[CN: Existentialism; emo] Ok, this is probably the most personal (and rambling) post I’ve written so if you don’t want to read the musings of a 30 year old that could well sound like the emo diary of a 15 year old, you know what to do…
I’m a pretty curious person. I’m interested in almost anything and I have been doing a lot of learning over say the last 12 years (from personal experience, books, articles, travel). I have a pretty good memory, so a lot of it’s stayed with me. And so, the more I’ve learned about the world, the more horrified I’ve become. It’s like a fractal of suffering — no matter what level you magnify things to, there’s always people doing unspeakable things to others.
I’ll give just one example. In Colombia, there are LOTS of people living on the street. The response of many business owners has been “social cleansing”. This means hiring death squads to murder people literally called disposables, from petty thieves to street kids. The street kids have retreated to sleep in the sewers for safety, literally stewing in the shit of rich people. This doesn’t stop the squads (where mercenaries and off-duty cops walk arm-in-arm) from performing expeditions into the sewers to burn the street kids alive, rape them and shoot them on sight.
There are no words for the kind of brutality described above. It’s so unspeakable that it’s hard to comprehend the words — but it’s just one example of such things that you might not have known about. The world contains thousands of similar examples. Millions. Tens of millions.
The more I’ve learned, the harder it is to justify any part of normal life. How can I be complicit in all of this? You can’t even eat a meal or wear clothes or earn money without being involved in these chains of horror. It also gets more and more obvious how much every part of my existence is totally undeserved, a lottery. This was powerfully expressed by a Holocaust survivor in a documentary I saw. When he went back to the camps many decades later, he said he specifically didn’t wonder “why did they die?” but “why did I survive?”.
None of this is novel by any means. But it’s often accompanied by sentiments like: it’s important to take a step back every now and then, to engage in self-care in order to recharge your batteries. In that context, the idea that maybe my own existence is a net negative can easily get interpreted as suicidal thoughts instead of acknowledging a crappy situation.
Anyway, with these responses seeming really inadequate, I had the following analogy come to mind.
You live in a giant apartment block. Life in most apartments (including yours) is fine. But every night, The Gentlemen enter the apartment block. These are villains from the episode Hush of Buffy. They enter a random apartment, supernaturally paralyse a person and slice them to death with their scalpels. And unlike Hush, the person will scream through the torture. So life for most people in the apartment block is good but every night there are the screams of someone being tortured to death. And maybe you start thinking that you can’t be happy with life in the apartment block. That even if the average life is ok, how is it possible to be happy at all knowing that you will hear someone screaming the scream tonight (not you)?

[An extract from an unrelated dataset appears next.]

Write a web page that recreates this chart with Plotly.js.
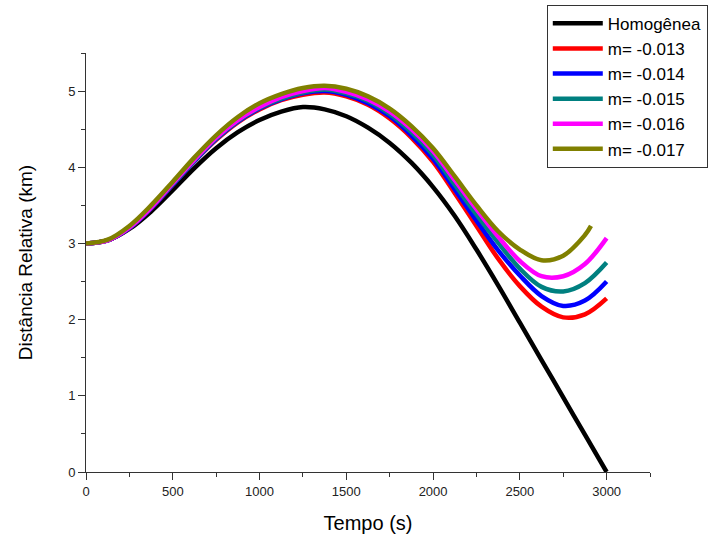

These would then be responses to such thoughts by other people in the apartment block:
- This is not normal. You need professional help. Essentially this is saying that it’s normal to ignore the screams and you should get a professional to help you stop caring so much about the screams because there is something wrong with YOU.
- You need to stop learning about the bad things to recharge. This means not finding out about the screams each night. But even if you wanted, how could you? Someone will be screaming every fucking night.
- You’re not going to make any positive difference if you run yourself down. This is saying that to help some people protect themselves against the Gentlemen, you need to get better earplugs for the screams at night.
- You can’t stop the Gentlemen from dismembering people. Therefore, learn to be happy over the screams at night.
- You’re not focussing on all the good that happens in the apartment block. I know there is a lot of good, but there’s still someone screaming each night.
- But things are getting better! There are far fewer people being murdered by the Gentlemen compared to the 1960s. Woo-hoo!
How would you like living in the house of screams?
I’ll end with a quote I thought was pretty good:
I don’t think it’s right to say the world is “broken” because that would mean it used to be better. The truth is, everything that’s bad now has just been worse in the past. Which only reinforces the point that being happy isn’t a moral failing – because if it were wrong to be happy now, it would be wrong to have been happy ever. [Source]
I agree with everything except the last part. I’m not so sure anymore whether it’s right or wrong to have been happy ever.